Turizm taşımacılığı yapan Kemal Özsarsılmaz, kendi sektöründe yaşanan durgunluğun altını çiziyor:
“Her sezon ‘gelecek sezon daha iyi olacak’ diyoruz ama hep daha kötüye gidiyor. Bu sene de Temmuz’un ilk haftasına kadar yaprak kımıldamadı. Şimdi biraz hareket var ama o da yerli turistten. Feribotlarımızda kısmi artış oldu ama beklentileri karşılamıyor. 15-20 yıl önce Nisan-Mayıs’ta sezon başlardı, şimdi Temmuz-Ağustos ile sınırlı kaldı.”
Erol Erdoğan (Denizcilik Sektörü): “Liman dolu ama tekneler bağlı bekliyor”
1978’den bu yana yat turizminde olan Erol Erdoğan, durumu sert sözlerle eleştiriyor:
“Şu anda liman dolu ama tekneler müşteriyle denizde olması gerekirken bağlı duruyor. Zirve dönemindeyiz ama iş yok. Sektörde patlama var diyenler gelsin de limana baksın. Biz 15 Haziran – 15 Ağustos arası yoğun oluruz ama bu sene tam tersi. %80 oranında iş düşüşü var. Her sene daha kötüye gidiyoruz.”
Doğan Güneri (Yatçılık Sektörü): “Bu sezon kötü olacağı belliydi”

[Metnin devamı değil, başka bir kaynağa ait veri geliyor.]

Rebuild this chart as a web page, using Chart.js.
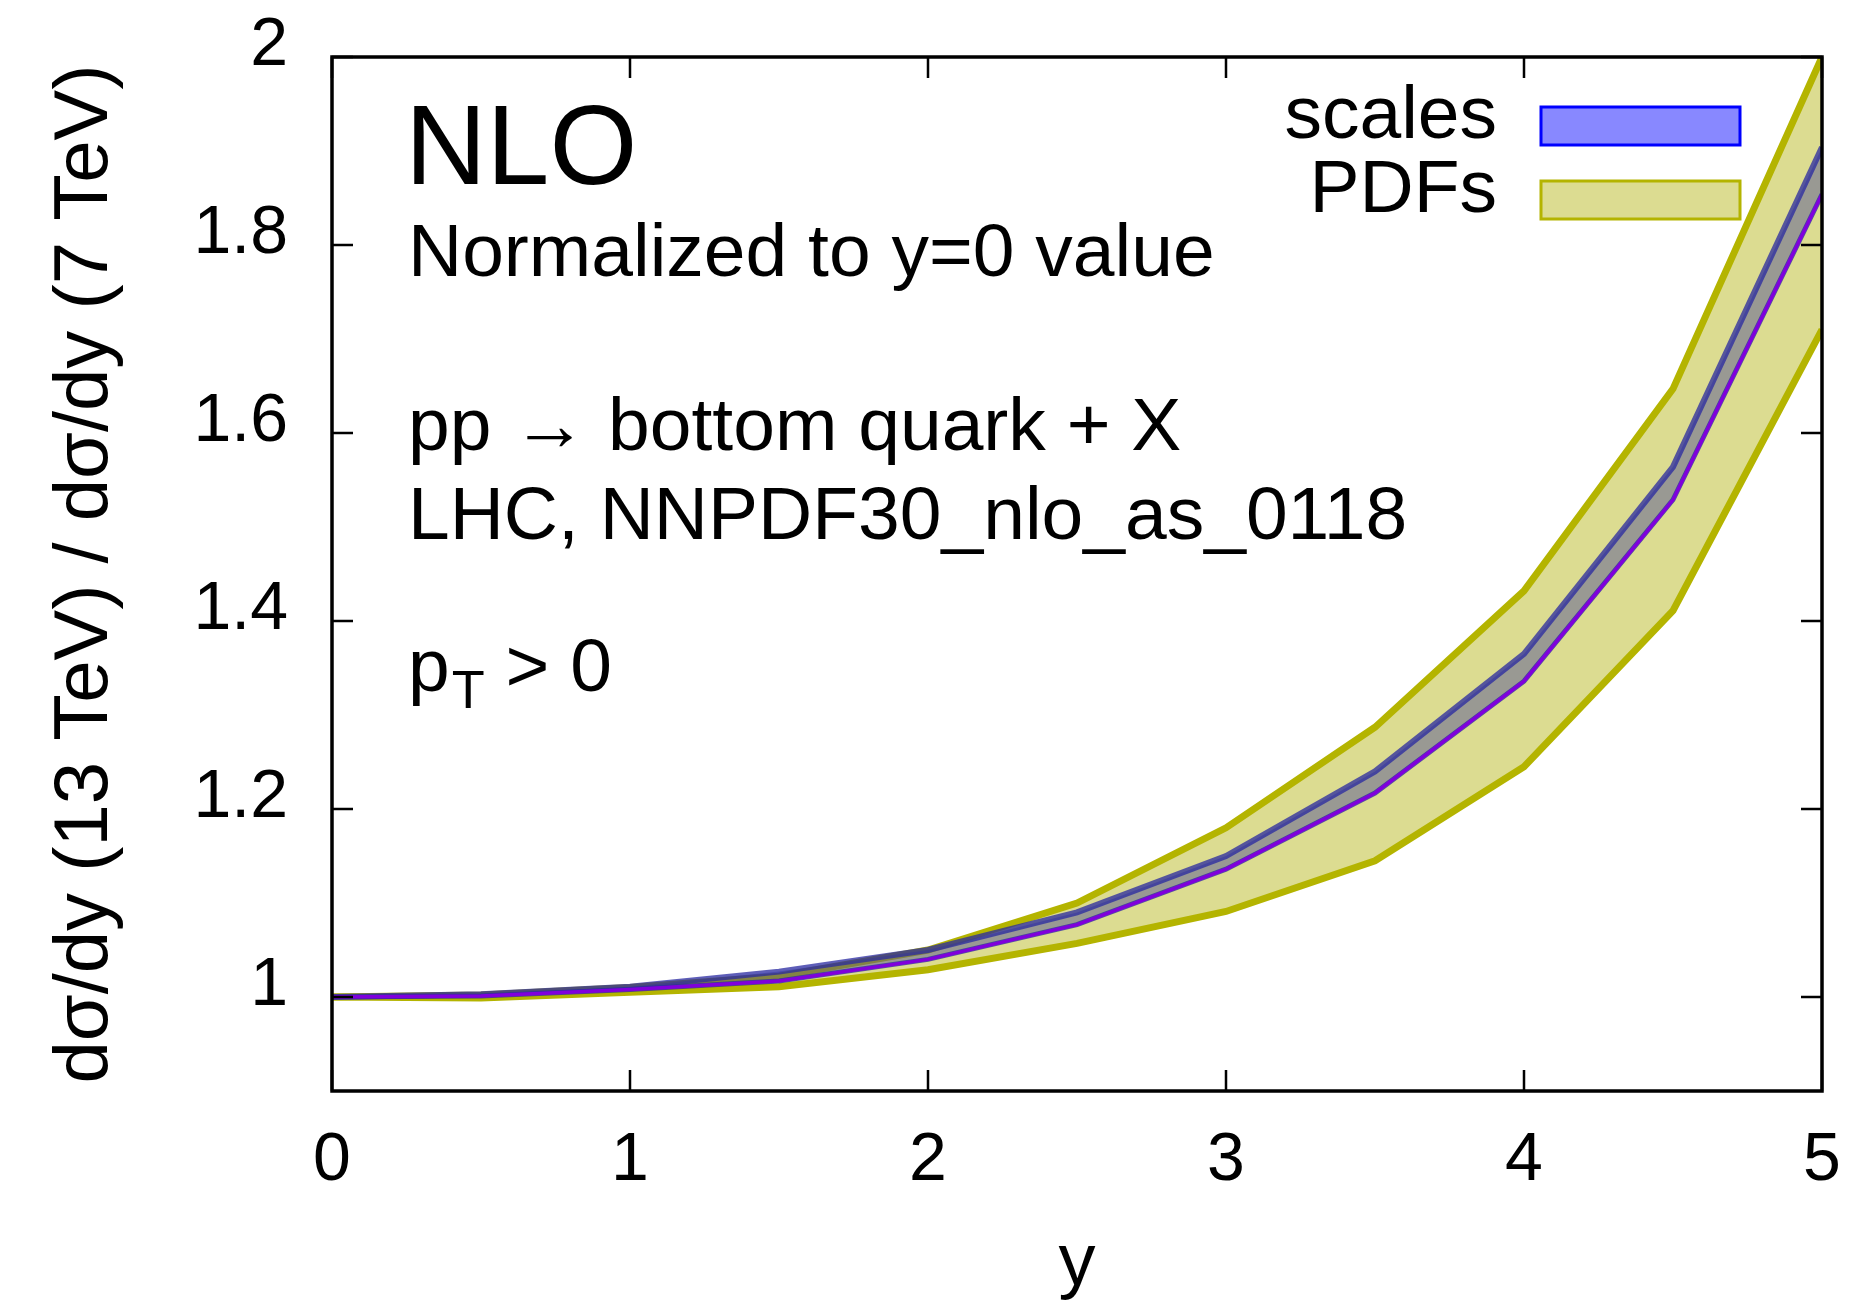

1986’dan bu yana sektörde olan Doğan Güneri, olumsuzluğu aylar öncesinden öngördüklerini söylüyor:
“Normalde Noel döneminde rezervasyonlar yapılırdı. Bu sene hiçbiri olmadı. Ekonomik kriz, savaşlar, politik gelişmeler bizi doğrudan etkiliyor. Bizim sektör çok hassas. Beklentimiz yoktu ama bu kadar kötü geçeceğini de tahmin etmiyorduk.”
Emre Aydınlıoğlu (Royal Asarlık Beach Hotel) : “Bu hareketlilik sezonu kurtarmaz”
1994’ten beri ailesiyle birlikte otelcilik sektöründe yer alan Emre Aydınlıoğlu, mevcut durumu umut verici bulmadığını belirtiyor:
“Mayıs ve Haziran zaten zayıftı. Temmuz başında da iş yoktu. Şimdi 15 Temmuz tatiliyle bir yoğunluk var ama bu geçici. Sezonu kurtarmaz. Diğer otelcilerle bir araya geliyoruz, kimsenin yüzü gülmüyor. Turizmde genel bir kırılma var. Türkiye pahalı bir ülke algısı oluştu. Bu, yabancı turistin gelişini azaltıyor. Son dakika rezervasyonlarıyla günü kurtarıyoruz ama uzun vadede sektör yorgun.”
Deniz Atabek (Sur Sandalet): “Turist var ama harcama yok”
1965’ten beri hizmet veren bir aile işletmesini sürdüren Deniz Atabek, iki yıllık tecrübesiyle bile sezonun kötü gittiğini fark ettiğini söylüyor:
“Hareketlilik var ama işler yok. Turist geliyor ama alışveriş yapmıyor. Sabit müşterisi olan birkaç işletme dışında herkes zor durumda. Bizim işler geçen seneye göre çok daha düşük. Fiyatlar turistin gözünde pahalı. Sadece bakıyorlar, almıyorlar.”
İnan Özcan (Otantik Ocakbaşı İşletmecisi): “Gündeme yansıyan hareketlilik bize yansımıyor”
1999’dan bu yana Bodrum’da restoran işletmeciliği yapan İnan Özcan, birkaç gündür yaşanan canlanmanın tatmin edici olmadığını belirtiyor:
“28 Haziran gibi başlaması gereken yoğunluk, ancak Temmuz ortasında hissedildi. Gündemde ciddi bir turizm yoğunluğu varmış gibi gösteriliyor ama biz işletmeciler olarak bunu göremiyoruz. Giderlerimiz çok arttı. Sadece üç ayda tüm masraflarımızı çıkarmamız gerekiyor. Bu şartlarda sezonu kurtarmak mümkün değil.”
Turizmde “sokakta kalabalık” olması, “kasada hareket” anlamına gelmiyor. Bu sezon Bodrum’da yaşanan durum da tam olarak bu. Görüştüğümüz esnafların tamamı, farklı sektörlerden olsalar da ortak bir noktada birleşiyor: Yüksek enflasyon, sabit döviz kuru, düşen alım gücü ve artan maliyetler, turizmi yerle bir etmiş durumda.